How Does This Affect Us Today?

   Not only has etiquette fallen through drastically, cowboy culture as a whole has become distant in major influential areas. This all comes from the culture of 2000-2020 that was just trying to save the honky tonk by accommodating to whatever new clientele wanted. Which is understandable since country music from 2004-2018 took an insane downfall. We quickly became toxic-ly inclusive and focus solely on "having fun"...as if cowboys, ranchers, and rednecks hadn't been honky tonking for over 100 years. We begun welcoming in styles that don't require a step pattern, closed position, and are extremely difficult to do in cowboy hats. If we aren't wearing boots or hats because it's too difficult to do our combos/tricks, how are we supposed to teach cowboys to do the same things?  

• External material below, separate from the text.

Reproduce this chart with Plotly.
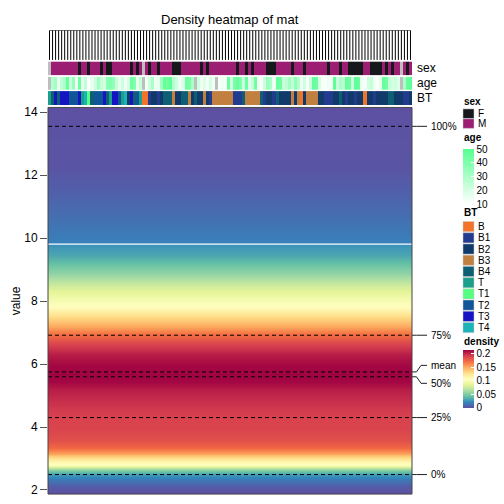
import plotly.graph_objects as go

W = H = 504
FONT = "Liberation Sans, Arial, Helvetica, sans-serif"

# ---------------- data ----------------
n_cols = 120
value_grid = [1.95, 2.16, 2.35, 2.48, 2.61, 2.70, 2.79, 2.92, 3.05, 3.17, 3.36, 3.58,
              3.93, 4.37, 4.78, 5.19, 5.44, 5.69, 5.94, 6.29, 6.66, 6.98, 7.23, 7.51,
              7.83, 8.27, 8.55, 8.86, 9.18, 9.49, 9.78, 9.84, 10.69, 11.54, 12.26, 14.15]
density = [0.001, 0.006, 0.016, 0.028, 0.050, 0.075, 0.100, 0.115, 0.135, 0.155, 0.175, 0.185,
           0.190, 0.192, 0.198, 0.205, 0.213, 0.214, 0.213, 0.205, 0.190, 0.170, 0.150, 0.130,
           0.108, 0.088, 0.074, 0.058, 0.043, 0.032, 0.026, 0.019, 0.012, 0.006, 0.002, 0.0005]
density_max = 0.215
density_ticks = [0, 0.05, 0.1, 0.15, 0.2]

q_labels = ["0%", "25%", "50%", "75%", "100%"]
q_values = [2.49, 4.30, 5.595, 6.915, 13.55]
mean_value = 5.75
white_line_value = 9.81

sex_runs = [("NA", 1), ("M", 9), ("F", 1), ("M", 2), ("F", 1), ("M", 3), ("F", 1), ("M", 1),
            ("F", 2), ("M", 6), ("F", 1), ("M", 1), ("F", 1), ("M", 1), ("NA", 1), ("M", 1),
            ("F", 1), ("M", 2), ("F", 1), ("M", 4), ("F", 3), ("M", 6), ("F", 1), ("M", 1),
            ("F", 1), ("M", 9), ("F", 1), ("M", 2), ("F", 1), ("M", 1), ("F", 1), ("M", 4),
            ("F", 3), ("M", 5), ("F", 1), ("M", 3), ("F", 1), ("M", 7), ("F", 1), ("M", 3),
            ("F", 1), ("M", 2), ("F", 5), ("M", 2), ("F", 4), ("M", 1), ("F", 1), ("M", 1),
            ("F", 1), ("M", 2), ("NA", 1), ("M", 1), ("F", 1), ("M", 1)]

age = [None, 28, 32, 15, 25, 30, 45, 22, 35, 14, 44, 16, 25, 11, 15, 22, 32, 24, 20, 38,
       40, 36, 24, 16, 22, 14, 20, 44, 40, 16, 24, None, 14, 22, 30, 14, 16, 32, 46, 44,
       48, 28, 22, 14, 18, 44, 42, 30, None, 22, 14, 18, 12, 20, 14, None, 12, 14, 12, 46,
       20, 42, 46, 40, 22, 45, 18, 24, 44, 14, 12, 22, 34, 30, 14, 46, 44, 22, 26, 32,
       24, 36, 28, 14, 22, 11, 22, 46, 44, 20, 12, 11, 14, 12, 48, 22, 30, 26, 46, 44,
       22, 48, 46, 14, 12, 22, 24, 14, 12, 16, 46, 44, 24, 20, 22, 18, None, 30, 46, 48]
age_ticks = [10, 20, 30, 40, 50]

bt_runs = [("T", 1), ("B4", 1), ("T3", 1), ("B4", 1), ("T3", 3), ("T2", 3), ("T3", 1), ("T", 1),
           ("T4", 1), ("T1", 1), ("B4", 1), ("T2", 3), ("T3", 1), ("B4", 1), ("T", 1), ("T3", 2),
           ("T2", 1), ("T", 1), ("T4", 1), ("B2", 1), ("T3", 1), ("B4", 1), ("T2", 1), ("T", 1),
           ("B", 2), ("B1", 1), ("B2", 2), ("B1", 1), ("B2", 1), ("B4", 3), ("B3", 1), ("B2", 2),
           ("B4", 2), ("B3", 1), ("B2", 1), ("B4", 1), ("B2", 2), ("B3", 1), ("B2", 1), ("B1", 1),
           ("B3", 7), ("B1", 3), ("B4", 1), ("B3", 5), ("B4", 1), ("B1", 1), ("B2", 2), ("B1", 1),
           ("B4", 1), ("B2", 4), ("B3", 1), ("B2", 1), ("B3", 1), ("B", 1), ("B2", 1), ("B3", 4),
           ("B2", 2), ("B1", 3), ("B2", 2), ("B4", 1), ("B2", 1), ("B1", 1), ("B2", 2), ("B1", 1),
           ("B2", 2), ("B", 1), ("B2", 2), ("B1", 1), ("B2", 4), ("B4", 2), ("B2", 3), ("B1", 2),
           ("B2", 1)]

sex_levels = ["F", "M"]
sex_colors = {"F": "#16181b", "M": "#9b1e73", "NA": "#bebebe"}
bt_levels = ["B", "B1", "B2", "B3", "B4", "T", "T1", "T2", "T3", "T4"]
bt_colors = {"B": "#f2742a", "B1": "#233b8e", "B2": "#0f3a6a", "B3": "#c28040", "B4": "#0e5f74",
             "T": "#1a9f8a", "T1": "#55ff80", "T2": "#0f5699", "T3": "#1414c2", "T4": "#1bb3b8"}
age_low_color, age_high_color = "#ffffff", "#55ff90"
spectral_rev = ["#5E4FA2", "#3288BD", "#66C2A5", "#ABDDA4", "#E6F598", "#FFFFBF",
                "#FEE08B", "#FDAE61", "#F46D43", "#D53E4F", "#9E0142"]


def expand(runs):
    out = []
    for lab, k in runs:
        out += [lab] * k
    return (out + [out[-1]] * n_cols)[:n_cols]


sex = expand(sex_runs)
bt = expand(bt_runs)
cols = list(range(n_cols))


# ---------------- layout geometry (pixels) ----------------
def px_x(p):
    return p / W


def px_y(p):
    return 1 - p / H


body_l, body_r, body_t, body_b = 48, 412, 106.5, 497

fig = go.Figure()

# main density heatmap
fig.add_trace(go.Heatmap(
    x=cols, y=value_grid, z=[[d] * n_cols for d in density],
    zsmooth="best", zmin=0, zmax=density_max,
    colorscale=[[i / 10, c] for i, c in enumerate(spectral_rev)],
    xaxis="x", yaxis="y", hoverinfo="skip",
    colorbar=dict(x=px_x(463), xanchor="left", y=px_y(351), yanchor="top",
                  lenmode="pixels", len=58, thickness=11, xpad=0, ypad=0,
                  outlinewidth=0, tickvals=density_ticks,
                  ticktext=[f"{t:g}" for t in density_ticks],
                  ticks="inside", ticklen=3, tickcolor="white",
                  tickfont=dict(size=10, family=FONT, color="black")),
))


# categorical tracks
def cat_heat(values, levels, colors, yaxis):
    K = len(levels)
    idx = {l: i for i, l in enumerate(levels)}
    cs = []
    for i, l in enumerate(levels):
        cs.append([i / K, colors[l]])
        cs.append([(i + 1) / K, colors[l]])
    return go.Heatmap(x=cols, y=[0], z=[[idx[v] for v in values]], zmin=-0.5, zmax=K - 0.5,
                      colorscale=cs, showscale=False, xaxis="x", yaxis=yaxis, hoverinfo="skip")


fig.add_trace(cat_heat(sex, sex_levels + ["NA"], sex_colors, "y4"))
fig.add_trace(cat_heat(bt, bt_levels, bt_colors, "y2"))

# age track (+ NA cells)
fig.add_trace(go.Heatmap(
    x=cols, y=[0], z=[age], zmin=10, zmax=50,
    colorscale=[[0, age_low_color], [1, age_high_color]], xaxis="x", yaxis="y3",
    hoverinfo="skip",
    colorbar=dict(x=px_x(463), xanchor="left", y=px_y(148.5), yanchor="top",
                  lenmode="pixels", len=54.5, thickness=11, xpad=0, ypad=0,
                  outlinewidth=0, tickvals=age_ticks, ticks="inside", ticklen=3,
                  tickcolor="white", tickfont=dict(size=10, family=FONT, color="black")),
))
fig.add_trace(go.Heatmap(
    x=cols, y=[0], z=[[1 if a is None else None for a in age]], zmin=0, zmax=1,
    colorscale=[[0, sex_colors["NA"]], [1, sex_colors["NA"]]], showscale=False,
    xaxis="x", yaxis="y3", hoverinfo="skip"))

# flat dendrogram
dx, dy = [], []
for c in cols:
    dx += [c, c, None]
    dy += [0, 1, None]
dx += [cols[0], cols[-1]]
dy += [1, 1]
fig.add_trace(go.Scatter(x=dx, y=dy, mode="lines", line=dict(color="black", width=1),
                         xaxis="x", yaxis="y5", hoverinfo="skip", showlegend=False))

shapes = []
annotations = []

# white line and quantile lines
shapes.append(dict(type="line", xref="x domain", yref="y", x0=0, x1=1,
                   y0=white_line_value, y1=white_line_value, line=dict(color="white", width=1.2)))
marks = sorted(list(zip(q_values, q_labels)) + [(mean_value, "mean")])
for v, _ in marks:
    shapes.append(dict(type="line", xref="x domain", yref="y", x0=0, x1=1, y0=v, y1=v,
                       line=dict(color="black", width=1, dash="4px,3px")))
# label repel
pos = [v for v, _ in marks]
gap = 0.57
for _ in range(50):
    for i in range(len(pos) - 1):
        d = pos[i + 1] - pos[i]
        if d < gap:
            push = (gap - d) / 2
            pos[i] -= push
            pos[i + 1] += push
for (v, lab), p in zip(marks, pos):
    seg = [(body_r, v, 416.5, v), (416.5, v, 421, p), (421, p, 427, p)]
    for x0, y0, x1, y1 in seg:
        shapes.append(dict(type="line", xref="paper", yref="y", x0=px_x(x0), x1=px_x(x1),
                           y0=y0, y1=y1, line=dict(color="#222", width=1)))
    annotations.append(dict(x=px_x(429), y=p, xref="paper", yref="y", text=lab,
                            showarrow=False, xanchor="left", yanchor="middle",
                            font=dict(size=10, family=FONT, color="black")))

# border of body
shapes.append(dict(type="rect", xref="x domain", yref="y domain", x0=0, x1=1, y0=0, y1=1,
                   line=dict(color="#444", width=1)))

# track names
for name, (t, b) in [("sex", (60, 74)), ("age", (75.5, 89)), ("BT", (90, 104))]:
    annotations.append(dict(x=px_x(415), y=px_y((t + b) / 2), xref="paper", yref="paper",
                            text=name, showarrow=False, xanchor="left", yanchor="middle",
                            font=dict(size=12, family=FONT, color="black")))

# title and y-axis title
annotations.append(dict(x=px_x((body_l + body_r) / 2), y=px_y(18), xref="paper", yref="paper",
                        text="Density heatmap of mat", showarrow=False, xanchor="center",
                        yanchor="middle", font=dict(size=13, family=FONT, color="black")))
annotations.append(dict(x=px_x(15.5), y=px_y((body_t + body_b) / 2), xref="paper", yref="paper",
                        text="value", showarrow=False, textangle=-90, xanchor="center",
                        yanchor="middle", font=dict(size=12, family=FONT, color="black")))


# legends
def legend_title(text, y):
    annotations.append(dict(x=px_x(462), y=px_y(y), xref="paper", yref="paper",
                            text=f"<b>{text}</b>", showarrow=False, xanchor="left",
                            yanchor="middle", font=dict(size=10, family=FONT, color="black")))


def legend_keys(levels, colors, top, step, size):
    for i, l in enumerate(levels):
        t = top + i * step
        shapes.append(dict(type="rect", xref="paper", yref="paper", x0=px_x(463), x1=px_x(474),
                           y0=px_y(t + size), y1=px_y(t), fillcolor=colors[l],
                           line=dict(color="#cccccc", width=0.5)))
        annotations.append(dict(x=px_x(476), y=px_y(t + size / 2), xref="paper", yref="paper",
                                text=l, showarrow=False, xanchor="left", yanchor="middle",
                                font=dict(size=10, family=FONT, color="black")))


legend_title("sex", 100)
legend_keys(sex_levels, sex_colors, 108, 10, 9.6)
legend_title("age", 137)
legend_title("BT", 213)
legend_keys(bt_levels, bt_colors, 221.7, 11.33, 10.3)
legend_title("density", 343)

hidden = dict(visible=False, fixedrange=True)
fig.update_layout(
    width=W, height=H, margin=dict(l=0, r=0, t=0, b=0),
    paper_bgcolor="white", plot_bgcolor="white", showlegend=False,
    font=dict(family=FONT, color="black"),
    xaxis=dict(domain=[px_x(body_l), px_x(body_r)], range=[-0.5, n_cols - 0.5], visible=False),
    yaxis=dict(domain=[px_y(body_b), px_y(body_t)], range=[1.87, 14.15],
               tickvals=[2, 4, 6, 8, 10, 12, 14], ticks="outside", ticklen=7,
               tickcolor="#555", showgrid=False, zeroline=False, showline=False,
               tickfont=dict(size=12, family=FONT, color="black")),
    yaxis2=dict(domain=[px_y(104), px_y(90)], range=[-0.5, 0.5], anchor="x", **hidden),
    yaxis3=dict(domain=[px_y(89), px_y(75.5)], range=[-0.5, 0.5], anchor="x", **hidden),
    yaxis4=dict(domain=[px_y(74), px_y(60)], range=[-0.5, 0.5], anchor="x", **hidden),
    yaxis5=dict(domain=[px_y(58.5), px_y(28.5)], range=[0, 1], anchor="x", **hidden),
    shapes=shapes, annotations=annotations,
)

fig.write_html("out.html", config={"displayModeBar": False},
               post_script="document.body.style.margin='0px';document.body.style.padding='0px';")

   The country music renaissance has been building for years and is finally taken off this summer. Country artists held the top 2 spots for 5+ months, 3 for 3+ months, and 4 for 2+ months on Billboard Top 100 over this summer. People want country culture. Why are we still playing pop county from 2015, or even SoMo, during country and western bar comps? No cowboy hats, no country music, no closed position...what part of country dancing, and our culture as a whole, are we serving the outside world? Even here in Fort Worth (Honky Tonk Central) we are losing historical honky tonks to hip-hop and EDM music. 

This is not meant to be gatekeeping. Everyone is welcome. But when wolves who have no intention of respecting the culture are slipping through fence, it's our responsibility to fix the fence and kill any wolves hiding among the livestock. If we don't then what will we become? Just like every other nightclub, therefore killing the honky tonk.

I've also been told, country dancing is evolving--which naturally happens. I'll leave you with the questions I have for those folks:   

  1. What traditions inspired the change presented?
  2. What are the group of people bringing to the culture? (Music, attitude, clothing, etc.)
  3. Where are we headed/what message is representing us?